One thing I really loved about the pilot was that it doesn’t really explain why these three particular guys are friends. “They’re all gay” isn’t nearly enough seeing as the show is set in San Francisco. We know that Patrick and Dom hooked up once and that Patrick and Agustin are (were) roommates, but besides a love of weed, they don’t seem to have much in common. The show establishes the main cast’s chemistry early on and just allows us to get comfortable with their easy friendship without piling on exposition. Similarly introduced is Dom’s ex from his straight days, Doris (the excellent Lauren Weedman). They’re scene is probably my favorite of the entire episode. Their relationship is established fairly quickly, and then the scene just allows the two of them to bounce dialogue off of each other. It feels like an old friendship, one I want to spend time getting to know.

That is ultimately Looking’s greatest asset. Yes, this is a show about gay relationships and sex, but it’s also about how friendships between gay men (and women and straight men to a lesser degree) effect what we look for in a partner. Patrick, for example, clearly admires both of his friends, wanting the loving relationship that Agustin has with Frank, and the sex life Dom has with everybody. When Patrick tells Augustin that he could hear him having sex through the door, it’s less a complaint than a hidden plea to be part of his world.
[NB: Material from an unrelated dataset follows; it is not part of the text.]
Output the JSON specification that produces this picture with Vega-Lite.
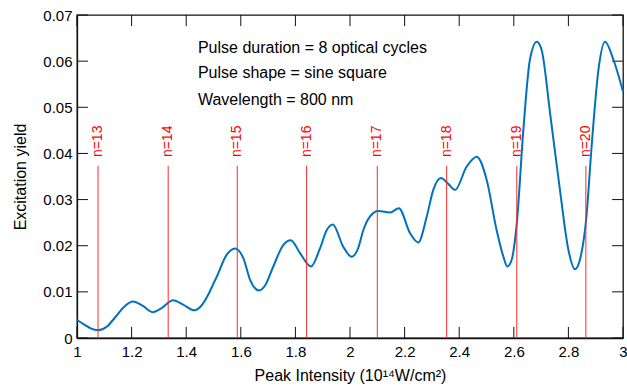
{
  "$schema": "https://vega.github.io/schema/vega-lite/v6.json",
  "width": 546,
  "height": 323,
  "autosize": "none",
  "padding": {"left": 77, "top": 15, "right": 4, "bottom": 52},
  "config": {
    "view": {"stroke": "#111111", "strokeWidth": 1.3},
    "font": "Liberation Sans",
    "axis": {
      "domainColor": "#111111",
      "domainWidth": 1.3,
      "ticks": false,
      "labelColor": "#000000",
      "labelFontSize": 15,
      "labelFont": "Liberation Sans",
      "titleFont": "Liberation Sans",
      "titleFontSize": 16,
      "titleFontWeight": "normal",
      "titleColor": "#000000",
      "grid": false
    }
  },
  "datasets": {
    "curve": [
      {"intensity": 1.000, "yield": 0.0039},
      {"intensity": 1.030, "yield": 0.0028},
      {"intensity": 1.050, "yield": 0.0021},
      {"intensity": 1.077, "yield": 0.0017},
      {"intensity": 1.110, "yield": 0.0025},
      {"intensity": 1.140, "yield": 0.0045},
      {"intensity": 1.170, "yield": 0.0066},
      {"intensity": 1.205, "yield": 0.0079},
      {"intensity": 1.240, "yield": 0.0070},
      {"intensity": 1.277, "yield": 0.0056},
      {"intensity": 1.310, "yield": 0.0065},
      {"intensity": 1.352, "yield": 0.0082},
      {"intensity": 1.390, "yield": 0.0072},
      {"intensity": 1.429, "yield": 0.0060},
      {"intensity": 1.457, "yield": 0.0071},
      {"intensity": 1.480, "yield": 0.0093},
      {"intensity": 1.500, "yield": 0.0118},
      {"intensity": 1.512, "yield": 0.0133},
      {"intensity": 1.548, "yield": 0.0180},
      {"intensity": 1.579, "yield": 0.0194},
      {"intensity": 1.610, "yield": 0.0172},
      {"intensity": 1.634, "yield": 0.0126},
      {"intensity": 1.667, "yield": 0.0103},
      {"intensity": 1.690, "yield": 0.0115},
      {"intensity": 1.719, "yield": 0.0155},
      {"intensity": 1.756, "yield": 0.0202},
      {"intensity": 1.783, "yield": 0.0212},
      {"intensity": 1.817, "yield": 0.0184},
      {"intensity": 1.857, "yield": 0.0155},
      {"intensity": 1.890, "yield": 0.0194},
      {"intensity": 1.915, "yield": 0.0234},
      {"intensity": 1.937, "yield": 0.0246},
      {"intensity": 1.975, "yield": 0.0198},
      {"intensity": 2.006, "yield": 0.0176},
      {"intensity": 2.030, "yield": 0.0195},
      {"intensity": 2.049, "yield": 0.0234},
      {"intensity": 2.073, "yield": 0.0263},
      {"intensity": 2.104, "yield": 0.0275},
      {"intensity": 2.147, "yield": 0.0272},
      {"intensity": 2.179, "yield": 0.0281},
      {"intensity": 2.220, "yield": 0.0227},
      {"intensity": 2.250, "yield": 0.0207},
      {"intensity": 2.281, "yield": 0.0263},
      {"intensity": 2.305, "yield": 0.0321},
      {"intensity": 2.333, "yield": 0.0347},
      {"intensity": 2.360, "yield": 0.0334},
      {"intensity": 2.385, "yield": 0.0321},
      {"intensity": 2.427, "yield": 0.0371},
      {"intensity": 2.464, "yield": 0.0393},
      {"intensity": 2.501, "yield": 0.0342},
      {"intensity": 2.537, "yield": 0.0234},
      {"intensity": 2.562, "yield": 0.0176},
      {"intensity": 2.576, "yield": 0.0155},
      {"intensity": 2.592, "yield": 0.0169},
      {"intensity": 2.611, "yield": 0.0249},
      {"intensity": 2.635, "yield": 0.0451},
      {"intensity": 2.659, "yield": 0.0603},
      {"intensity": 2.684, "yield": 0.0642},
      {"intensity": 2.702, "yield": 0.0624},
      {"intensity": 2.733, "yield": 0.0487},
      {"intensity": 2.769, "yield": 0.0321},
      {"intensity": 2.800, "yield": 0.0191},
      {"intensity": 2.824, "yield": 0.0149},
      {"intensity": 2.842, "yield": 0.0169},
      {"intensity": 2.866, "yield": 0.0263},
      {"intensity": 2.885, "yield": 0.0415},
      {"intensity": 2.910, "yield": 0.0581},
      {"intensity": 2.934, "yield": 0.0642},
      {"intensity": 2.965, "yield": 0.0603},
      {"intensity": 3.000, "yield": 0.0534}
    ],
    "thresholds": [
      {"intensity": 1.077, "label": "n=13"},
      {"intensity": 1.334, "label": "n=14"},
      {"intensity": 1.587, "label": "n=15"},
      {"intensity": 1.841, "label": "n=16"},
      {"intensity": 2.100, "label": "n=17"},
      {"intensity": 2.354, "label": "n=18"},
      {"intensity": 2.611, "label": "n=19"},
      {"intensity": 2.864, "label": "n=20"}
    ],
    "notes": [
      {"intensity": 1.443, "yield": 0.0629, "text": "Pulse duration = 8 optical cycles"},
      {"intensity": 1.443, "yield": 0.0575, "text": "Pulse shape = sine square"},
      {"intensity": 1.443, "yield": 0.0516, "text": "Wavelength = 800 nm"}
    ],
    "xticks": [
      {"intensity": 1}, {"intensity": 1.2}, {"intensity": 1.4}, {"intensity": 1.6}, {"intensity": 1.8},
      {"intensity": 2}, {"intensity": 2.2}, {"intensity": 2.4}, {"intensity": 2.6}, {"intensity": 2.8}, {"intensity": 3}
    ],
    "yticks": [
      {"yield": 0}, {"yield": 0.01}, {"yield": 0.02}, {"yield": 0.03},
      {"yield": 0.04}, {"yield": 0.05}, {"yield": 0.06}, {"yield": 0.07}
    ]
  },
  "layer": [
    {
      "data": {"name": "xticks"},
      "mark": {"type": "rule", "color": "#111111", "strokeWidth": 1},
      "encoding": {
        "x": {"field": "intensity", "type": "quantitative", "scale": {"domain": [1, 3], "nice": false},
              "axis": {"title": "Peak Intensity (10¹⁴W/cm²)", "labelPadding": 6, "titlePadding": 8, "format": "~g", "labelFlush": false,
                       "values": [1, 1.2, 1.4, 1.6, 1.8, 2, 2.2, 2.4, 2.6, 2.8, 3]}},
        "y": {"datum": 0, "type": "quantitative", "scale": {"domain": [0, 0.07], "nice": false},
              "axis": {"title": "Excitation yield", "labelPadding": 5, "titlePadding": 14, "format": "~g", "labelFlush": false,
                       "values": [0, 0.01, 0.02, 0.03, 0.04, 0.05, 0.06, 0.07]}},
        "y2": {"datum": 0.0024}
      }
    },
    {
      "data": {"name": "xticks"},
      "mark": {"type": "rule", "color": "#111111", "strokeWidth": 1},
      "encoding": {
        "x": {"field": "intensity", "type": "quantitative"},
        "y": {"datum": 0.0676, "type": "quantitative"},
        "y2": {"datum": 0.07}
      }
    },
    {
      "data": {"name": "yticks"},
      "mark": {"type": "rule", "color": "#111111", "strokeWidth": 1},
      "encoding": {
        "y": {"field": "yield", "type": "quantitative"},
        "x": {"datum": 1, "type": "quantitative"},
        "x2": {"datum": 1.04}
      }
    },
    {
      "data": {"name": "yticks"},
      "mark": {"type": "rule", "color": "#111111", "strokeWidth": 1},
      "encoding": {
        "y": {"field": "yield", "type": "quantitative"},
        "x": {"datum": 2.96, "type": "quantitative"},
        "x2": {"datum": 3}
      }
    },
    {
      "data": {"name": "curve"},
      "mark": {"type": "line", "color": "#0072BD", "strokeWidth": 2, "interpolate": "monotone"},
      "encoding": {
        "x": {"field": "intensity", "type": "quantitative"},
        "y": {"field": "yield", "type": "quantitative"}
      }
    },
    {
      "data": {"name": "thresholds"},
      "mark": {"type": "rule", "color": "#ff2a2a", "strokeWidth": 1},
      "encoding": {
        "x": {"field": "intensity", "type": "quantitative"},
        "y": {"datum": 0, "type": "quantitative"},
        "y2": {"datum": 0.0373}
      }
    },
    {
      "data": {"name": "thresholds"},
      "mark": {"type": "text", "color": "#ff0000", "angle": 270, "align": "left", "baseline": "middle", "fontSize": 14, "font": "Liberation Sans"},
      "encoding": {
        "x": {"field": "intensity", "type": "quantitative"},
        "y": {"datum": 0.0392, "type": "quantitative"},
        "text": {"field": "label"}
      }
    },
    {
      "data": {"name": "notes"},
      "mark": {"type": "text", "align": "left", "baseline": "middle", "fontSize": 16, "color": "#000000", "font": "Liberation Sans"},
      "encoding": {
        "x": {"field": "intensity", "type": "quantitative"},
        "y": {"field": "yield", "type": "quantitative"},
        "text": {"field": "text"}
      }
    }
  ]
}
When Dom complains to his younger friend (who he hooked with once) that he didn’t get laid, he’s not just looking for a shoulder on which to cry. He’s looking for validation that his youth hasn’t abandoned him yet. There are so many different dynamics between the main cast and their various supporting players that it’ll be interesting to see how the show deals with relationships. If the pilot of any show is a premise, the premise of Looking is this: Gay men can be lovers, friends, both, or neither, and it can be even more complicated than it sounds.